Because the database is already synchronized, the system typically skips synchronization. However, to synchronize the reports when the SSRS node is empty, complete the following steps.

Version 10.0.13 or later

Run the following command against your business data database (AXDB):

 UPDATE SF.synclog SET STATE=5, SyncStepName = 'ReportSyncstarted' WHERE CODEPACKAGEVERSION in (SELECT TOP(1) CODEPACKAGEVERSION from SF.SYNCLOG ORDER BY CREATIONDATE DESC)

Version 10.0.12 or earlier

Run the following command against your business data database (AXDB):

    DELETE FROM SF.synclog WHERE CODEPACKAGEVERSION in (SELECT TOP(1) CODEPACKAGEVERSION from SF.SYNCLOG ORDER BY CODEPACKAGEVERSION DESC)

Note

If you're using version 10.0.12 or earlier, the system runs a full database synchronization.

Deploy your environment

To deploy your environment, follow these instructions.

  1. In Lifecycle Services, go to the environment page for your production environment.

  2. Select Maintain and then select Update Settings.

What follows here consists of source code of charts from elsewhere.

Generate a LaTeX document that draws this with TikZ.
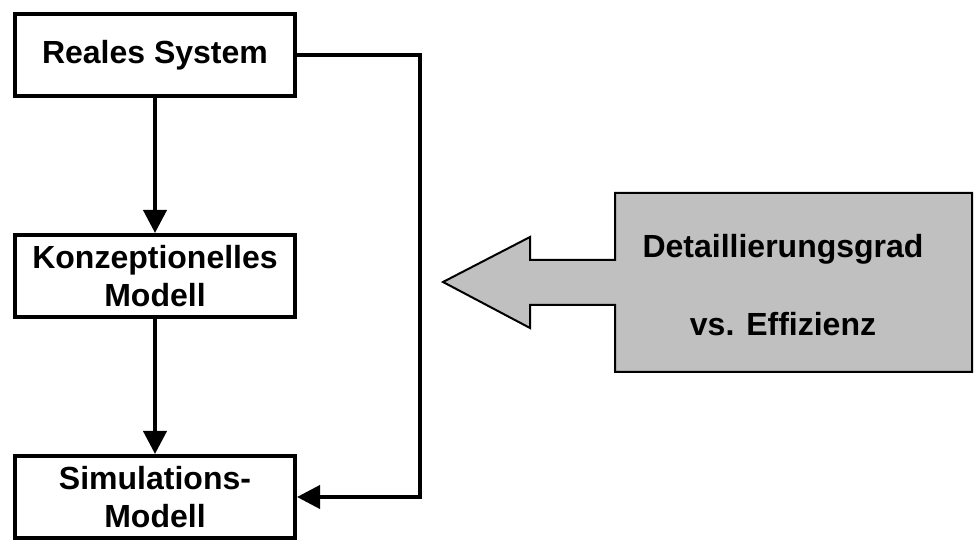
\documentclass[tikz,border=0pt]{standalone}
\usepackage{fontspec}
\setmainfont{Liberation Sans}
\usetikzlibrary{arrows.meta,positioning}

\begin{document}
\begin{tikzpicture}[x=0.5pt,y=0.5pt,
    box/.style={draw,line width=2pt,rectangle,minimum width=140pt,minimum height=41pt,
                inner sep=2pt,align=center,font=\fontsize{16}{19}\selectfont\bfseries},
    flow/.style={line width=2pt,-{Triangle[width=11.5pt,length=11.5pt]}},
    bigarrow/.style={draw,line width=1pt,fill={rgb,255:red,192;green,192;blue,192}}]

        \useasboundingbox (0,0) rectangle (974,540);

        \node [box] (A) at (155,485) {Reales System};
        \node [box, below = 67.5pt of A] (B) {Konzeptionelles\\Modell};
        \node [box, below = 67.5pt of B] (C) {Simulations-\\Modell};
        \coordinate (turn) at (420,485);

        \draw [flow] (A) -- (B);
        \draw [flow] (B) -- (C);
        \draw [flow] (A.east) -- (turn) |- (C.east);

        \draw [bigarrow] (972,347) -- (615,347) -- (615,280) -- (530,280) -- (530,303)
          -- (443,258) -- (530,212) -- (530,235) -- (615,235) -- (615,168) -- (972,168) -- cycle;
        \node [align=center,font=\fontsize{16}{19}\selectfont\bfseries] (D) at (783,255)
          {Detaillierungsgrad\\[20pt]vs. Effizienz};
        \end{tikzpicture}
\end{document}
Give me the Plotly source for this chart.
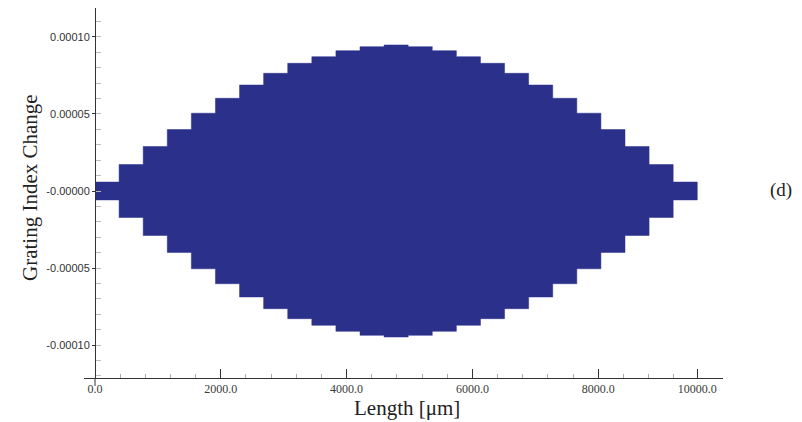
import plotly.graph_objects as go

# ---- data ----
SEG_LEN = 383.0  # length of one grating section (µm)
# index-change amplitude of each of the 25 sections
AMPLITUDE = [5.8e-6, 1.72e-5, 2.89e-5, 3.99e-5, 5.05e-5, 6.02e-5, 6.88e-5,
             7.64e-5, 8.29e-5, 8.72e-5, 9.11e-5, 9.37e-5, 9.48e-5,
             9.37e-5, 9.11e-5, 8.72e-5, 8.29e-5, 7.64e-5, 6.88e-5, 6.02e-5,
             5.05e-5, 3.99e-5, 2.89e-5, 1.72e-5, 5.8e-6]

X_TICK_VALS = [0, 2000, 4000, 6000, 8000, 9575]
X_TICK_TEXT = ["0.0", "2000.0", "4000.0", "6000.0", "8000.0", "10000.0"]
X_MINOR_VALS = [400, 800, 1200, 1600, 2400, 2800, 3200, 3600, 4400, 4800,
                5200, 5600, 6400, 6800, 7200, 7600, 8400, 8800, 9200]
Y_TICK_VALS = [1e-4, 5e-5, 0, -5e-5, -1e-4]
Y_TICK_TEXT = ["0.00010", "0.00005", "-0.00000", "-0.00005", "-0.00010"]

# ---- build outline of the stepped profile ----
edges = [i * SEG_LEN for i in range(len(AMPLITUDE) + 1)]
xs, ys = [], []
for i, v in enumerate(AMPLITUDE):
    xs += [edges[i], edges[i + 1]]
    ys += [v, v]
for i in reversed(range(len(AMPLITUDE))):
    xs += [edges[i + 1], edges[i]]
    ys += [-AMPLITUDE[i], -AMPLITUDE[i]]

FILL = "#2b308b"
fig = go.Figure()
fig.add_trace(go.Scatter(x=xs, y=ys, mode="lines", fill="toself",
                         fillcolor=FILL, line=dict(color=FILL, width=0.5),
                         hoverinfo="skip", showlegend=False))

L, R, T, B = 84, 79, 8, 44
W, H = 802, 422
pw = W - L - R
ph = H - T - B

fig.update_layout(
    width=W, height=H,
    margin=dict(l=L, r=R, t=T, b=B),
    paper_bgcolor="white", plot_bgcolor="white",
    showlegend=False,
    xaxis=dict(
        range=[-175, 9984], showgrid=False, zeroline=False,
        showline=True, linecolor="#333", linewidth=1,
        tickmode="array", tickvals=X_TICK_VALS, ticktext=X_TICK_TEXT,
        ticks="inside", ticklen=9, tickcolor="#333", tickwidth=1,
        tickfont=dict(family="Liberation Serif", size=12, color="#3a3a3a"),
        minor=dict(tickmode="array", tickvals=X_MINOR_VALS, ticks="inside",
                   ticklen=4, tickcolor="#aaa", tickwidth=1),
    ),
    yaxis=dict(
        range=[-1.214e-4, 1.188e-4], showgrid=False, zeroline=False,
        anchor="free", position=11 / pw,
        showline=True, linecolor="#333", linewidth=1,
        tickmode="array", tickvals=Y_TICK_VALS, ticktext=Y_TICK_TEXT,
        ticks="outside", ticklen=3, tickcolor="#333", tickwidth=1,
        tickfont=dict(family="Liberation Sans", size=11, color="#333"),
        minor=dict(dtick=1e-5, tick0=0, ticks="inside", ticklen=5,
                   tickcolor="#bbb", tickwidth=1),
    ),
    shapes=[
        dict(type="line", xref="x", yref="paper", x0=0, x1=0,
             y0=-8 / ph, y1=0, line=dict(color="#333", width=1)),
    ],
    annotations=[
        dict(text="Grating Index Change", xref="paper", yref="paper",
             x=(30 - L) / pw, y=(H - B - 188) / ph, textangle=-90,
             showarrow=False, xanchor="center", yanchor="middle",
             font=dict(family="Liberation Serif", size=21, color="#222")),
        dict(text="Length [μm]", xref="paper", yref="paper",
             x=(407 - L) / pw, y=-(408 - (H - B)) / ph,
             showarrow=False, xanchor="center", yanchor="middle",
             font=dict(family="Liberation Serif", size=21, color="#222")),
        dict(text="(d)", xref="paper", yref="paper",
             x=(781 - L) / pw, y=(H - B - 190) / ph,
             showarrow=False, xanchor="center", yanchor="middle",
             font=dict(family="Liberation Serif", size=19, color="#222")),
    ],
)

fig.write_html("out.html")
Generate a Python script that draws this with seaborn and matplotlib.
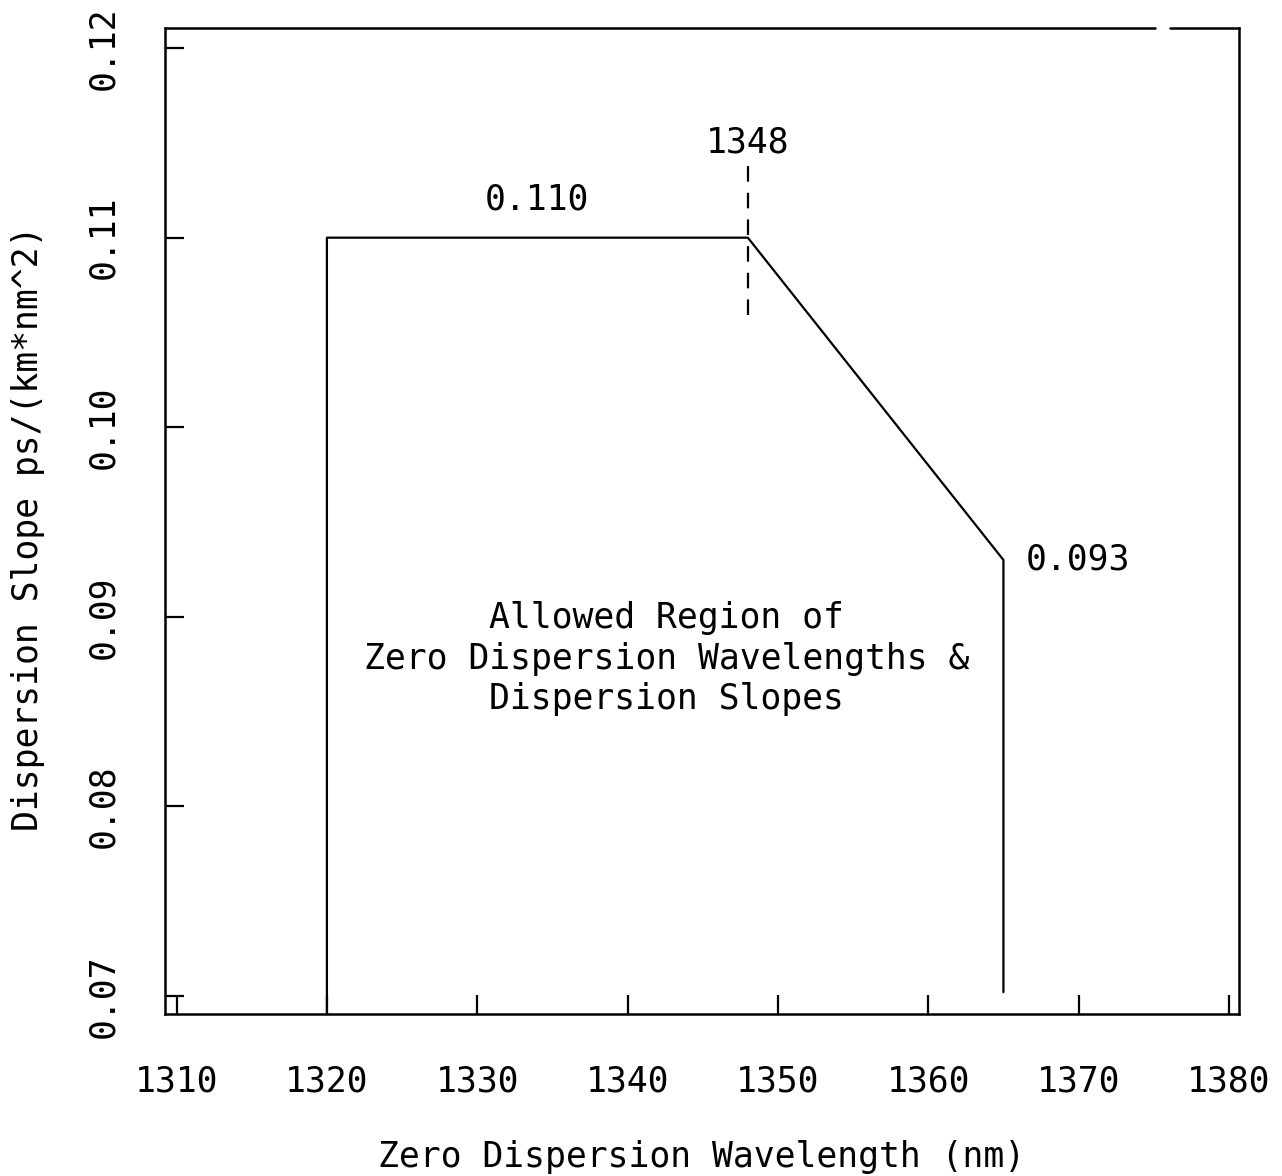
import matplotlib
matplotlib.use("Agg")
import matplotlib.pyplot as plt
import seaborn as sns
import pandas as pd

# Data
region_x = [1320, 1320, 1348, 1365, 1365]
region_y = [0.06905, 0.110, 0.110, 0.093, 0.0702]
marker_x = [1348, 1348]
marker_y = [0.1059, 0.1141]
x_ticks = [1310, 1320, 1330, 1340, 1350, 1360, 1370, 1380]
y_ticks = [0.07, 0.08, 0.09, 0.10, 0.11, 0.12]
y_tick_labels = ["0.07", "0.08", "0.09", "0.10", "0.11", "0.12"]
x_tick_labels = [str(v) for v in x_ticks]

sns.set_theme(style="white")
plt.rcParams['font.family'] = ['DejaVu Sans Mono', 'DejaVu Sans']
plt.rcParams['text.color'] = 'black'
plt.rcParams['axes.labelcolor'] = 'black'
plt.rcParams['xtick.color'] = 'black'
plt.rcParams['ytick.color'] = 'black'
FS = 25

fig = plt.figure(figsize=(12.82, 11.76), dpi=100)
ax = fig.add_axes([165/1282, 1 - 1014/1176, (1239-165)/1282, (1014-28)/1176])
fig.patch.set_facecolor("white")
ax.set_facecolor("white")

region = pd.DataFrame({"x": region_x, "y": region_y})
sns.lineplot(data=region, x="x", y="y", sort=False, estimator=None, color="black", lw=1.6, ax=ax)
marker = pd.DataFrame({"x": marker_x, "y": marker_y})
sns.lineplot(data=marker, x="x", y="y", sort=False, estimator=None, color="black", lw=1.6,
             linestyle=(0, (7, 5)), ax=ax)

ax.set_xlim(1309.23, 1380.67)
ax.set_ylim(0.06905, 0.12106)

ax.set_xticks(x_ticks)
ax.set_xticklabels(x_tick_labels, fontsize=FS, color="black")
ax.set_yticks(y_ticks)
ax.set_yticklabels(y_tick_labels, fontsize=FS, rotation=90, va="center", color="black")
ax.tick_params(axis="both", direction="in", length=14, width=1.6, color="black",
               bottom=True, left=True, top=False, right=False)
ax.tick_params(axis="x", pad=36)
ax.tick_params(axis="y", pad=32)

for s in ["left", "right", "bottom"]:
    ax.spines[s].set_color("black")
    ax.spines[s].set_linewidth(1.8)
ax.spines["top"].set_visible(False)
# top border with a small gap
ax.plot([0, (1155-165)/1074], [1, 1], transform=ax.transAxes, color="black", lw=1.8, clip_on=False)
ax.plot([(1170-165)/1074, 1], [1, 1], transform=ax.transAxes, color="black", lw=1.8, clip_on=False)

ax.set_xlabel("Zero Dispersion Wavelength (nm)", fontsize=FS, va="center", color="black")
ax.xaxis.set_label_coords(0.5, -0.145)
ax.set_ylabel("Dispersion Slope ps/(km*nm^2)", fontsize=FS, va="center", color="black")
ax.yaxis.set_label_coords(-0.1276, 0.493)

ax.text(1334.0, 0.1111, "0.110", fontsize=FS, ha="center", va="bottom", color="black")
ax.text(1348.0, 0.1150, "1348", fontsize=FS, ha="center", va="center", color="black")
ax.text(1366.5, 0.0930, "0.093", fontsize=FS, ha="left", va="center", color="black")
ax.text(1342.6, 0.0878,
        "Allowed Region of\nZero Dispersion Wavelengths &\nDispersion Slopes",
        fontsize=FS, ha="center", va="center", linespacing=1.25, color="black")

fig.savefig("out.png", dpi=100, facecolor="white")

    Screenshot of apply update settings.

  3. Don't change any values. Select Prepare.

  4. After downloading finishes and preparation completes, the Update environment button appears. Select this button to start updating your environment.

    Screenshot of update environment button.

  5. After the environment is deployed, the disaster recovery environment is ready for use.

Using your disaster recovery environment

You can use your disaster recovery environment as you typically would, except that you shouldn't apply updates or hotfixes to the environment. If you must apply updates to your environment, your failback process differs from the one described in this article. This article doesn't cover failing back under this condition.

Failing back to your production environment

Important

At this point, no Dynamics Service Fabric services should be running in your production environment.

Secure a downtime window in which you can switch operation from the disaster recovery environment to the production environment. In the downtime window, disable all non-Orchestrator nodes in the disaster recovery environment through Service Fabric Explorer. Once all nodes are disabled, fail over your SQL Server to the production datacenter.

After the failover occurs, start the AOS, SSRS, and MR nodes in your primary datacenter. Carry out validation tests to ensure that your environment is functioning as expected. When you determine that your environment is working as expected, remove the LocalAgent from your disaster recovery environment and reinstall it on your production environment.

Clean up your DR environment by manually unprovisioning all Dynamics Service Fabric services.

Caution

Don't use the Cleanup functionality in Lifecycle Services to clean up your disaster recovery environment.

Failback checklist

  • Non-orchestrator nodes are disabled in disaster recovery datacenter.
  • SQL Server is failed back to primary datacenter.
  • LocalAgent is uninstalled in your disaster recovery datacenter.
  • All Dynamics Service Fabric services (including LocalAgent) are running in your primary datacenter.
  • No Dynamics Service Fabric services are deployed in your disaster recovery datacenter.

Important

Your primary environment functions as usual and can be serviced after you ensure that all items in the checklist are verified.